By Kai Curry
Northwest Asian Weekly

QUANTUM LEAP — Pictured: “Quantum Leap” Key Art — (Photo by: NBC)
On Sept. 19, 2022, a new “Quantum Leap” television series, with a new Asian hero, “leapt” off the time traveler platform on NBC. They don’t make any claims about it being an entirely different show, so much as seamlessly transitioning from where the prior show left off, to today.
The original show aired five seasons, from 1989 to 1993, and had a fairly solid fanbase. Scott Bakula starred then as the lead character, “Dr. Sam Beckett” (I just keep thinking of the writer of “Waiting for Godot” every time I hear that name), the physicist who goes rogue and jumps into the “accelerator” without permission when the government threatens to stop funding.
In this reboot and the original, Beckett, now “Dr. Ben Song,” played by Raymond Lee, is indeed able to time travel, but every time he “leaps,” he’s put into a different body and has partial amnesia. Also, in order to leave, or leap again, or whatever he’s up to, he has to solve some historical dilemma so that it reaches a “better” outcome—he has to help someone.
Come to think of it, the reboot is exactly the same. The team, which is definitely more diverse now—there are at least two Asian main cast members, one Black, and one nonbinary—is still trying to hide their unorthodox activities in case of the program being halted. They are still part of government and military operations. There is still a hologram that follows Ben around and helps him, except now it’s his fiancée that he can’t remember, “Addison,” played by Caitlin Bassett. It’s 30 years later, yes, and the creators linked the two series together by explaining that the new team is trying to figure out how to get back into the accelerator and time travel successfully again so as to bring Beckett back from wherever he disappeared back in 1993.
Similarly to the original, Ben makes an unauthorized leap and is caught in the loop, while his friends back in “the present” scramble to get “Ziggy” (same name), the AI system, back up and running fully, and gain some control over the time travel process. The acting is terrific.

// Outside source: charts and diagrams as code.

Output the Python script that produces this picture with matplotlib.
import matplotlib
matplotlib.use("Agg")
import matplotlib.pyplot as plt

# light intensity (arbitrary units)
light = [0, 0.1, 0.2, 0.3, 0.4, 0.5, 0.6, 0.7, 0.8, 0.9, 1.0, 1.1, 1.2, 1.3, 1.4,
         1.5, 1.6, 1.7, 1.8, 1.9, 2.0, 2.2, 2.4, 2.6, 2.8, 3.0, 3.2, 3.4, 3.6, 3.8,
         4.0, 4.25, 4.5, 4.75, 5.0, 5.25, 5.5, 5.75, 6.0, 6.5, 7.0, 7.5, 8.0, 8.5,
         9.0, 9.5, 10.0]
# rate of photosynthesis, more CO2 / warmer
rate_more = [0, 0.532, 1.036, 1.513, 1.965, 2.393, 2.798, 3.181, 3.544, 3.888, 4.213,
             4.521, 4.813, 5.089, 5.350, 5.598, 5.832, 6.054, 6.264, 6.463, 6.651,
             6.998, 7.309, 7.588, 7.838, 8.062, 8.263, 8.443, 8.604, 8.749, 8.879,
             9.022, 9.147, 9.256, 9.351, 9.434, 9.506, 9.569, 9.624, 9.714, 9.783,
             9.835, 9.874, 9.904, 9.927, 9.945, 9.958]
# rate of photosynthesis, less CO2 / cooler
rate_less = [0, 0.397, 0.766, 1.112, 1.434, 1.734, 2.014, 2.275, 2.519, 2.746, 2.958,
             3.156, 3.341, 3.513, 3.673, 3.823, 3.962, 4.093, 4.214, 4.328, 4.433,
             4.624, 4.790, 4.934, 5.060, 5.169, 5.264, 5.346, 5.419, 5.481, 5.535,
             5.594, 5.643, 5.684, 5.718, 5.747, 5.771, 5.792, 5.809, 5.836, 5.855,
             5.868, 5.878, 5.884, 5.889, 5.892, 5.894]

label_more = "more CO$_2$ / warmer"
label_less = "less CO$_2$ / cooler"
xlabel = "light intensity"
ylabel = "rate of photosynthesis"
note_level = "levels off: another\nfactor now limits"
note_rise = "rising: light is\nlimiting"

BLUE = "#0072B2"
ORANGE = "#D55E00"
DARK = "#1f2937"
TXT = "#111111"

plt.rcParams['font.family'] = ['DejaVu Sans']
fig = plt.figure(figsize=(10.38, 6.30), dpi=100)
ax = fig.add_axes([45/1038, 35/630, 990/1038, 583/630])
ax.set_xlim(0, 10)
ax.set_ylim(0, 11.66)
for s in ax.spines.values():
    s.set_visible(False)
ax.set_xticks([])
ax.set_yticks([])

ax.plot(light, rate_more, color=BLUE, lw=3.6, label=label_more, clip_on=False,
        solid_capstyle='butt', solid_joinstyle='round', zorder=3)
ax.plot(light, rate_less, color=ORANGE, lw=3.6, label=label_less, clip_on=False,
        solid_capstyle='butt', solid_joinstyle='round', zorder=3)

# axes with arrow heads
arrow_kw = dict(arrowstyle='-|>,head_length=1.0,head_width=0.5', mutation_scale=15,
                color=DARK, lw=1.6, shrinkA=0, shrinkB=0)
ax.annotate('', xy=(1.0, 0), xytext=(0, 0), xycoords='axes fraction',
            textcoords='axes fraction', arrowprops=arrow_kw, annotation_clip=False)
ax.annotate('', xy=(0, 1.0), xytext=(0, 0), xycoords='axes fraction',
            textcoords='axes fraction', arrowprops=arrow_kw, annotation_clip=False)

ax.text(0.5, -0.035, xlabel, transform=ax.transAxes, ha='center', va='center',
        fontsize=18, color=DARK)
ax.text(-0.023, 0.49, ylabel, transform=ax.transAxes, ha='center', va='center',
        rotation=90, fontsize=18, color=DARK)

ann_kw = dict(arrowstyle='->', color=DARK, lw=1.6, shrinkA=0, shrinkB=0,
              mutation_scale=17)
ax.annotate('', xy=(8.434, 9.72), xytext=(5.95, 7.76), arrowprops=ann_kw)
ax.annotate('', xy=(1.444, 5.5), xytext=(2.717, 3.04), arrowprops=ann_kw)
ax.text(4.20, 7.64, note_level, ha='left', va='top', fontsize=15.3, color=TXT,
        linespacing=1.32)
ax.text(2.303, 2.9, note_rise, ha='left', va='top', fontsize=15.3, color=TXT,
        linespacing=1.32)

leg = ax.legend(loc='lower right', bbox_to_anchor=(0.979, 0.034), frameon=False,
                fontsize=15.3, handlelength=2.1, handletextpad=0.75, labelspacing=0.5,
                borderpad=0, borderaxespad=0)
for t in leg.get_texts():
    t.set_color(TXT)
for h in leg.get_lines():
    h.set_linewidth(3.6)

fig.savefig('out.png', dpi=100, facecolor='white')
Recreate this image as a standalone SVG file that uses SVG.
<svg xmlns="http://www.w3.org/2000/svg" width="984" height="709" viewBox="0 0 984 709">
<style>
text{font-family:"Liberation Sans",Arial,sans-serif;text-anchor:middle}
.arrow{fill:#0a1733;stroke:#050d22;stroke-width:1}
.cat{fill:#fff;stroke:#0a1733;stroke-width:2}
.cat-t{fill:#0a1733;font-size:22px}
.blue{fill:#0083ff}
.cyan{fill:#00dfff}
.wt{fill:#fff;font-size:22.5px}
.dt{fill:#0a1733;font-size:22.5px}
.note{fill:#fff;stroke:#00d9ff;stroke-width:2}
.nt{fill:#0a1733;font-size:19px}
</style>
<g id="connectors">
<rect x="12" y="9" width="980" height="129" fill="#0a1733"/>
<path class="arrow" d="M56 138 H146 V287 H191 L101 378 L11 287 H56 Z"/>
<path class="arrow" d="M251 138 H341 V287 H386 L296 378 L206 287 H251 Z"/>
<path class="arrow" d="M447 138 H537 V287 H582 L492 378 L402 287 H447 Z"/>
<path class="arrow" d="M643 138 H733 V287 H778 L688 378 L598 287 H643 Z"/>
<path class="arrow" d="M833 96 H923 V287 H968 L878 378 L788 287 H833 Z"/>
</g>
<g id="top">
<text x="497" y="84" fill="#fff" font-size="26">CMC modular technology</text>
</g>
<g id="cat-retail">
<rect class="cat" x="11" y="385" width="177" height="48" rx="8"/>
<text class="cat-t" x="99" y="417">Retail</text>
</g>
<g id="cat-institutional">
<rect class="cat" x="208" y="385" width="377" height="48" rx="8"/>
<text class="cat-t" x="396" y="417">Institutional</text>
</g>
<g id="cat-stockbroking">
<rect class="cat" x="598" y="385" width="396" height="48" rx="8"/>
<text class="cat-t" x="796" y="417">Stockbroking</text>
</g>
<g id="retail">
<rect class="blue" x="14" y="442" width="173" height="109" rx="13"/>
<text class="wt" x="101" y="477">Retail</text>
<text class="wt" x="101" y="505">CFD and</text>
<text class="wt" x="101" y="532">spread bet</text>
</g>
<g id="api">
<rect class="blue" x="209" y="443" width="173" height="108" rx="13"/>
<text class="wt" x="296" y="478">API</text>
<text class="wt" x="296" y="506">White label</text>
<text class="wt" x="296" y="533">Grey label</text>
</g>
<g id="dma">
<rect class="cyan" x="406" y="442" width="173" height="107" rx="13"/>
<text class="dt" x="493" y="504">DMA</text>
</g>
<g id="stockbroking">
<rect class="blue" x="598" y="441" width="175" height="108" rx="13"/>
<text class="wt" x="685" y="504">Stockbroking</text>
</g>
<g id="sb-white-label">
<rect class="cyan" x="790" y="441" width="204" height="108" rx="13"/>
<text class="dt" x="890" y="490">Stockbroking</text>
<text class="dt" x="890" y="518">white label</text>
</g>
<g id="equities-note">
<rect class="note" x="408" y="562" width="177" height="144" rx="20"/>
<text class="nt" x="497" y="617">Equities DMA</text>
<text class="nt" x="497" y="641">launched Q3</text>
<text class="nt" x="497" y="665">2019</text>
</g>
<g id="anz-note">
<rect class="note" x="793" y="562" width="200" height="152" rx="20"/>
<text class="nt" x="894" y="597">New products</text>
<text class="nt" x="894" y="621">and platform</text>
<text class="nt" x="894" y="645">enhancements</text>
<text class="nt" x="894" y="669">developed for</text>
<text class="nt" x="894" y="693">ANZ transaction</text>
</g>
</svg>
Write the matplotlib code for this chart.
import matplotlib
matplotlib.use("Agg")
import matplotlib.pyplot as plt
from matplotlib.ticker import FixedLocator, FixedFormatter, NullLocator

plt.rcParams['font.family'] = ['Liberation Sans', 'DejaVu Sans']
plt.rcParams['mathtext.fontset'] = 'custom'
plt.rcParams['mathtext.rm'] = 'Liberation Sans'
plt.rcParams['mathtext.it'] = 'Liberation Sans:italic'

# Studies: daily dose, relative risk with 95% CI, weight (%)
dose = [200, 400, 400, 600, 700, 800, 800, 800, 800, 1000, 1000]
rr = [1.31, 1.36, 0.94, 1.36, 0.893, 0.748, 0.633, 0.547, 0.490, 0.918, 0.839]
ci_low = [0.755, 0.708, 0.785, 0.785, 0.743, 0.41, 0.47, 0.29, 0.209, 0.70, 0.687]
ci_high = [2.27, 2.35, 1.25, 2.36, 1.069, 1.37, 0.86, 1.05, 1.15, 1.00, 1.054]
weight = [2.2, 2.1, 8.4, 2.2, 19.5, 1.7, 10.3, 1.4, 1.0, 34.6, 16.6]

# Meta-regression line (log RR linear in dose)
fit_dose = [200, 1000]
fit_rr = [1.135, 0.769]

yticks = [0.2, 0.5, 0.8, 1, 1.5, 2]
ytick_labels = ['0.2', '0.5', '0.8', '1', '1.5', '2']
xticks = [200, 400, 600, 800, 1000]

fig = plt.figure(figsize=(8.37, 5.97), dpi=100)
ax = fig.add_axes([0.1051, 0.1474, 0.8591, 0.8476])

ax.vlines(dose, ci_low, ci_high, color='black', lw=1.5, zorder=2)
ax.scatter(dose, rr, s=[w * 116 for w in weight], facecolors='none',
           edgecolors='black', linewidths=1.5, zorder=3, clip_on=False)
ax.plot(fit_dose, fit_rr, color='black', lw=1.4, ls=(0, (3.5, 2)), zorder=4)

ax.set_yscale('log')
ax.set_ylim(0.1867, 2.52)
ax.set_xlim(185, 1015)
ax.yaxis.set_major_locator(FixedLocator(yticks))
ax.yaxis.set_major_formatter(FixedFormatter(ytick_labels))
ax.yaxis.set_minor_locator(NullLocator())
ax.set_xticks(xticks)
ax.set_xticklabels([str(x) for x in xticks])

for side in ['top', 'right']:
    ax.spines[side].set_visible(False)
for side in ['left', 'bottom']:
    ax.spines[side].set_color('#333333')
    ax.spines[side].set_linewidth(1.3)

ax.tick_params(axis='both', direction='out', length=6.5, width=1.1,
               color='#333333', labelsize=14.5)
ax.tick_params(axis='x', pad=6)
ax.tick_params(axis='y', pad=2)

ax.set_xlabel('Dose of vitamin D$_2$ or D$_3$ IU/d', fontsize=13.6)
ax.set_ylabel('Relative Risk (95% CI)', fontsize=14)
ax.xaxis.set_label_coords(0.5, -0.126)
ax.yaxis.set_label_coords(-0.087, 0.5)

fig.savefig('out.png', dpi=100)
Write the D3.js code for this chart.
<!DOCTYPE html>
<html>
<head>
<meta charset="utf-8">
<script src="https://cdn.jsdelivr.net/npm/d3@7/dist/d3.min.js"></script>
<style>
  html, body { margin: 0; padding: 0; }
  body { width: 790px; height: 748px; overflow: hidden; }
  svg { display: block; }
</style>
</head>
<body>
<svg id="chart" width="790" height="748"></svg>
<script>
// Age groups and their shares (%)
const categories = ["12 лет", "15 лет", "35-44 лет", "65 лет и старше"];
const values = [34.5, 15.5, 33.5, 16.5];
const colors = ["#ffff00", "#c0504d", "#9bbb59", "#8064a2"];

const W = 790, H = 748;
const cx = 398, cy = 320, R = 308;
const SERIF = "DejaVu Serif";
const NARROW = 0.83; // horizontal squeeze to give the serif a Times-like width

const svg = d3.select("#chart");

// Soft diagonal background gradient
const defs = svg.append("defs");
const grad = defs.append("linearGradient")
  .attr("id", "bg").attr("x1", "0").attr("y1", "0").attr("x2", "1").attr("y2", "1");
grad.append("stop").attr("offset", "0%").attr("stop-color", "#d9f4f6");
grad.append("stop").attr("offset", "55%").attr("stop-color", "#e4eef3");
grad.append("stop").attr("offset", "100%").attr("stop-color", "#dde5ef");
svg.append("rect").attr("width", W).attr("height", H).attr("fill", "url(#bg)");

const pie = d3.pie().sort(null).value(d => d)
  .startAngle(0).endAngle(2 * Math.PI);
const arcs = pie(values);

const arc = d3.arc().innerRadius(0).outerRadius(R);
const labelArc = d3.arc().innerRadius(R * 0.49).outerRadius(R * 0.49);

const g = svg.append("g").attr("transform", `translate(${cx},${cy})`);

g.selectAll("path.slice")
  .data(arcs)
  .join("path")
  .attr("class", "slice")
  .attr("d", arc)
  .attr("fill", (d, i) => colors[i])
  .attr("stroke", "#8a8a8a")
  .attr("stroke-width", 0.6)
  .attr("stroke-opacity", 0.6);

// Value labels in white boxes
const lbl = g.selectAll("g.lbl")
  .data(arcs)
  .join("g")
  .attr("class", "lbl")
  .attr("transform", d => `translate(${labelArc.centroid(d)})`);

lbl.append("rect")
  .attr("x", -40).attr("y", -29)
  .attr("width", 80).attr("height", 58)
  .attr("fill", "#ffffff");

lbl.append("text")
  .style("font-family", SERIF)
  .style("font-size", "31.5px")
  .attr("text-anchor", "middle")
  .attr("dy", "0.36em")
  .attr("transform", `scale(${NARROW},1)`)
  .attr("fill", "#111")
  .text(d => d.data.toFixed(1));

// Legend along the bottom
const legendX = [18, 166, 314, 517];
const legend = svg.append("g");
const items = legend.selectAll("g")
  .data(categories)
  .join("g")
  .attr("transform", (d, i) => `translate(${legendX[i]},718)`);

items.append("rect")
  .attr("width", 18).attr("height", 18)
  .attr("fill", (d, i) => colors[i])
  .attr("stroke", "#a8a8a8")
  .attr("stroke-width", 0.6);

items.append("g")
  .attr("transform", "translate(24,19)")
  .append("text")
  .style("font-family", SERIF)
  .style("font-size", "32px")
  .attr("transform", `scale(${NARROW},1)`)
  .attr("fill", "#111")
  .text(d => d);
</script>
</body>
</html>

QUANTUM LEAP — “July 13, 1985” Episode 101 — Pictured: Raymond Lee as Ben — (Photo by: Ron Batzdorff/NBC)
Lee, an actor and producer known for playing “Sam” in the television show, “Here and Now,” and recently starring in “Top Gun: Maverick,” is engaging and funny. He does a great job of transmitting to the audience that Song is a caring and intelligent guy, who gauges all of the connotations of his presence in the past fairly quickly, and even apologizes to Addison for leaving her and everyone without any explanation—even though he doesn’t know who she is.
The story, well, I mean, I was never part of that fanbase. I was a kid who watched the show regularly because it was on when I was in the room. Someone in my family liked it and I found it semi humdrum and semi interesting. As today, the acting was without fault. The design and cinematography of the reboot reminds me a lot of the NCIS and CSI franchises. You are in a rhythm of going between outside-the-lab and inside-the-lab, and the way they frame the scenes is similar, with one character, usually Ben, towards the front, and someone, say Addy, behind him.
I think I expected something a bit more momentous for the first episode, like Ben would have to step in and stop Hitler or what-have-you. There’s some indication at the end of the first episode that the next might be more along these lines. But for the pilot episode, it’s a smallish scenario involving a heist and an “end justifies the means”/“Breaking Bad” plot line wherein Ben has to stop a “well-intentioned but in desperate straits” buddy from an unfortunate fate. I had a hard time with this. Like yeah, life sucks, but being a criminal is not the answer. I think what bothered me more was the idea that this was Ben’s benevolent mission—to be a good Samaritan to someone who had chosen illegal activity as their only option. This card has been overplayed.
There were some other annoying aspects, such as Ben asking Addison a question and her garnering a Wikipedia page of info from her futuristic hologram gadget thingee in under one second, looking up too soon, and regurgitating what there’s no way she could have finished reading already. The 1980s nostalgia (the first episode is set in 1985) is cute but also overdone. There’s a lot of secrecy, as to be expected. They have to leave some things to be discovered later in the series. We don’t know why Ben had to go rogue like Sam did, but he promises, this is “bigger than anything you can imagine. I’m doing this because I think it’s worth it. Because I think it has to be done.”
The show has that pacing of television drama that can grate, but picks up really nicely during the finale. The humor picks up there, too, and I really enjoyed the final few minutes. “Can I dance?” Ben asks Addy. “You think you can,” she answers dryly. There’s a rapport there and a timing that bodes well for the future. Same for the emotion the characters show towards each other. Before he leaps, Ben makes a speech that Addison then says back to him at episode’s end, but now, it has even more meaning, as he and Addison are divided by time and space.
“Science is romance…Take the love entanglement. Once two particles experience a shared state, they’re no longer separate entities. They exist as one, even when separated by great distances.”